Information supplied:
====================

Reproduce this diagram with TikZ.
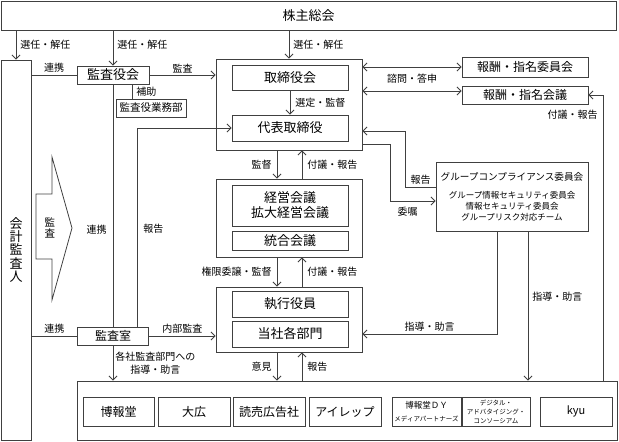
\documentclass[tikz,border=0pt]{standalone}
\usepackage{fontspec}
\setmainfont{Noto Sans CJK JP}
\usepackage{tikz}
\usetikzlibrary{arrows.meta}

\begin{document}
\begin{tikzpicture}[
  x=1pt, y=-1pt,
  >={Straight Barb[length=4pt,width=8pt]},
  box/.style={rectangle, draw=black!75, line width=0.9pt, inner sep=0pt, font=\fontsize{13}{15}\selectfont},
  grp/.style={rectangle, draw=black!75, line width=0.9pt, inner sep=0pt},
  lbl/.style={font=\fontsize{10}{13}\selectfont, inner sep=2pt},
  conn/.style={draw=black!75, line width=0.8pt},
  co/.style={box, minimum height=29pt, font=\fontsize{12}{14}\selectfont}
]
\useasboundingbox (0,0) rectangle (619,442);

\node[box, minimum width=615pt, minimum height=29pt] (soukai) at (308.5,15.5) {株主総会};
\node[box, minimum width=30pt, minimum height=380pt, align=center, font=\fontsize{13}{13.3}\selectfont] (auditor) at (16,250) {会\\計\\監\\査\\人};

\node[box, minimum width=72pt, minimum height=18pt] (kansayakukai) at (113,75) {監査役会};
\node[box, minimum width=70pt, minimum height=18pt, font=\fontsize{10.5}{12}\selectfont] (gyomubu) at (151,108) {監査役業務部};
\node[box, minimum width=71pt, minimum height=18pt, font=\fontsize{12}{14}\selectfont] (kansashitsu) at (113,336) {監査室};

% 監査の矢印
\draw[conn] (36,194) -- (52,194) -- (52,157) -- (72,228) -- (52,300) -- (52,259) -- (36,259) -- cycle;
\node[align=center, font=\fontsize{10.5}{11}\selectfont] (kansalbl) at (50,228) {監\\査};

% 取締役会
\node[grp, minimum width=146pt, minimum height=91pt] (boardgrp) at (289,104.5) {};
\node[box, minimum width=116pt, minimum height=25pt] (torishimari) at (290,77.5) {取締役会};
\node[box, minimum width=116pt, minimum height=26pt] (daihyo) at (290,128) {代表取締役};

% 経営会議
\node[grp, minimum width=146pt, minimum height=78pt] (mgmtgrp) at (289,218) {};
\node[box, minimum width=116pt, minimum height=41pt, align=center] (keiei) at (290,205.5) {経営会議\\拡大経営会議};
\node[box, minimum width=116pt, minimum height=19pt] (togo) at (290,240.5) {統合会議};

% 執行
\node[grp, minimum width=146pt, minimum height=65pt] (execgrp) at (289,319.5) {};
\node[box, minimum width=116pt, minimum height=26pt] (shikko) at (290,304) {執行役員};
\node[box, minimum width=116pt, minimum height=26pt] (kakubumon) at (290,334) {当社各部門};

% 右側
\node[box, minimum width=126pt, minimum height=20pt, font=\fontsize{12}{14}\selectfont] (iinkai) at (525,67) {報酬・指名委員会};
\node[box, minimum width=126pt, minimum height=18pt, font=\fontsize{12}{14}\selectfont] (kaigi) at (525,95) {報酬・指名会議};
\node[box, minimum width=152pt, minimum height=69pt, align=center, font=\fontsize{8.5}{11}\selectfont] (compliance) at (512,196.5)
  {{\fontsize{9.6}{12}\selectfont グループコンプライアンス委員会}\\[7pt]グループ情報セキュリティ委員会\\情報セキュリティ委員会\\グループリスク対応チーム};

% グループ各社
\node[grp, minimum width=540pt, minimum height=59pt] (groupcos) at (347,410.5) {};
\node[co, minimum width=71pt] (hakuhodo) at (118.5,411.5) {博報堂};
\node[co, minimum width=72pt] (daiko) at (194,411.5) {大広};
\node[co, minimum width=72pt] (yomiko) at (269,411.5) {読売広告社};
\node[co, minimum width=72pt] (irep) at (345,411.5) {アイレップ};
\node[co, minimum width=69pt, align=center, font=\fontsize{8.5}{13}\selectfont] (hdymp) at (426.5,411.5) {博報堂ＤＹ\\{\fontsize{6.5}{8}\selectfont メディアパートナーズ}};
\node[co, minimum width=68pt, align=center, font=\fontsize{6.5}{9}\selectfont] (dac) at (496,411.5) {デジタル・\\アドバタイジング・\\コンソーシアム};
\node[co, minimum width=72pt, font=\fontsize{11}{13}\selectfont] (kyu) at (576,411.5) {kyu};

% 株主総会から
\draw[conn,->] (auditor.north |- soukai.south) -- node[lbl, right=2pt] (l1) {選任・解任} (auditor.north);
\draw[conn,->] (kansayakukai.north |- soukai.south) -- node[lbl, right=2pt, pos=0.42] (l2) {選任・解任} (kansayakukai.north);
\draw[conn,->] (boardgrp.north |- soukai.south) -- node[lbl, right=2pt] (l3) {選任・解任} (boardgrp.north);

% 監査役会まわり
\draw[conn] (auditor.east |- kansayakukai.west) -- node[lbl, above] (l4) {連携} (kansayakukai.west);
\draw[conn,->] (kansayakukai.east) -- node[lbl, above] (l5) {監査} (kansayakukai.east -| boardgrp.west);
\draw[conn] ([xshift=19pt]kansayakukai.south) -- node[lbl, right=2pt] (l6) {補助} ([xshift=19pt]kansayakukai.south |- gyomubu.north);
\draw[conn] (kansayakukai.south) -- node[lbl, left=4pt, pos=0.6] (l7) {連携} (kansashitsu.north);
\draw[conn,->] ([xshift=24pt]kansashitsu.north) |- node[lbl, right=4pt, pos=0.246] (l8) {報告} (daihyo.west);

% 監査室まわり
\draw[conn] (auditor.east |- kansashitsu.west) -- node[lbl, above] (l9) {連携} (kansashitsu.west);
\draw[conn,->] (kansashitsu.east) -- node[lbl, above] (l10) {内部監査} (kansashitsu.east -| execgrp.west);
\draw[conn,->] (kansashitsu.south) -- node[lbl, right, align=center] (l11) {各社監査部門への\\指導・助言} (kansashitsu.south |- groupcos.north);

% 中央の縦の流れ
\draw[conn,->] (torishimari.south) -- node[lbl, right=3pt] (l12) {選定・監督} (daihyo.north);
\draw[conn,->] ([xshift=-12pt]boardgrp.south) -- node[lbl, left=3pt] (l13) {監督} ([xshift=-12pt]mgmtgrp.north);
\draw[conn,<-] ([xshift=13pt]boardgrp.south) -- node[lbl, right=3pt] (l14) {付議・報告} ([xshift=13pt]mgmtgrp.north);
\draw[conn,->] ([xshift=-12pt]mgmtgrp.south) -- node[lbl, left=3pt] (l15) {権限委譲・監督} ([xshift=-12pt]execgrp.north);
\draw[conn,<-] ([xshift=13pt]mgmtgrp.south) -- node[lbl, right=3pt] (l16) {付議・報告} ([xshift=13pt]execgrp.north);
\draw[conn,->] ([xshift=-12pt]execgrp.south) -- node[lbl, left=3pt] (l17) {意見} ([xshift=-70pt]groupcos.north);
\draw[conn,<-] ([xshift=13pt]execgrp.south) -- node[lbl, right=3pt] (l18) {報告} ([xshift=-45pt]groupcos.north);

% 右側の流れ
\draw[conn,<->] (boardgrp.east |- iinkai.west) -- (iinkai.west);
\draw[conn,<->] ([yshift=13.5pt]boardgrp.east) -- node[lbl, above=5pt] (l19) {諮問・答申} ([yshift=4pt]kaigi.west);
\draw[conn,->] ([xshift=256pt]groupcos.north) |- node[lbl, left=3pt, pos=0.465] (l20) {付議・報告} (kaigi.east);
\draw[conn,->] ([yshift=9.5pt]compliance.west) -- node[lbl, above] (l21) {報告} ++(-30,0) |- ([yshift=-26.5pt]boardgrp.east);
\draw[conn,->] ([yshift=-39.5pt]boardgrp.east) -- ++(28,0) |- node[lbl, below=4pt, pos=0.69] (l22) {委嘱} ([yshift=-4.5pt]compliance.west);
\draw[conn,->] ([xshift=-15pt]compliance.south) |- node[lbl, above, pos=0.75] (l23) {指導・助言} (execgrp.east |- kakubumon.east);
\draw[conn,->] ([xshift=16pt]compliance.south) -- node[lbl, right=2pt, pos=0.44] (l24) {指導・助言} ([xshift=181pt]groupcos.north);
\end{tikzpicture}
\end{document}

====================

Brief: Leave out any pictures and return exactly the lines from the beginning of the data through the line with "width=116pt, minimum height=19pt]", inclusive.

Task answer:
Reproduce this diagram with TikZ.
\documentclass[tikz,border=0pt]{standalone}
\usepackage{fontspec}
\setmainfont{Noto Sans CJK JP}
\usepackage{tikz}
\usetikzlibrary{arrows.meta}

\begin{document}
\begin{tikzpicture}[
  x=1pt, y=-1pt,
  >={Straight Barb[length=4pt,width=8pt]},
  box/.style={rectangle, draw=black!75, line width=0.9pt, inner sep=0pt, font=\fontsize{13}{15}\selectfont},
  grp/.style={rectangle, draw=black!75, line width=0.9pt, inner sep=0pt},
  lbl/.style={font=\fontsize{10}{13}\selectfont, inner sep=2pt},
  conn/.style={draw=black!75, line width=0.8pt},
  co/.style={box, minimum height=29pt, font=\fontsize{12}{14}\selectfont}
]
\useasboundingbox (0,0) rectangle (619,442);

\node[box, minimum width=615pt, minimum height=29pt] (soukai) at (308.5,15.5) {株主総会};
\node[box, minimum width=30pt, minimum height=380pt, align=center, font=\fontsize{13}{13.3}\selectfont] (auditor) at (16,250) {会\\計\\監\\査\\人};

\node[box, minimum width=72pt, minimum height=18pt] (kansayakukai) at (113,75) {監査役会};
\node[box, minimum width=70pt, minimum height=18pt, font=\fontsize{10.5}{12}\selectfont] (gyomubu) at (151,108) {監査役業務部};
\node[box, minimum width=71pt, minimum height=18pt, font=\fontsize{12}{14}\selectfont] (kansashitsu) at (113,336) {監査室};

% 監査の矢印
\draw[conn] (36,194) -- (52,194) -- (52,157) -- (72,228) -- (52,300) -- (52,259) -- (36,259) -- cycle;
\node[align=center, font=\fontsize{10.5}{11}\selectfont] (kansalbl) at (50,228) {監\\査};

% 取締役会
\node[grp, minimum width=146pt, minimum height=91pt] (boardgrp) at (289,104.5) {};
\node[box, minimum width=116pt, minimum height=25pt] (torishimari) at (290,77.5) {取締役会};
\node[box, minimum width=116pt, minimum height=26pt] (daihyo) at (290,128) {代表取締役};

% 経営会議
\node[grp, minimum width=146pt, minimum height=78pt] (mgmtgrp) at (289,218) {};
\node[box, minimum width=116pt, minimum height=41pt, align=center] (keiei) at (290,205.5) {経営会議\\拡大経営会議};
\node[box, minimum width=116pt, minimum height=19pt] (togo) at (290,240.5) {統合会議};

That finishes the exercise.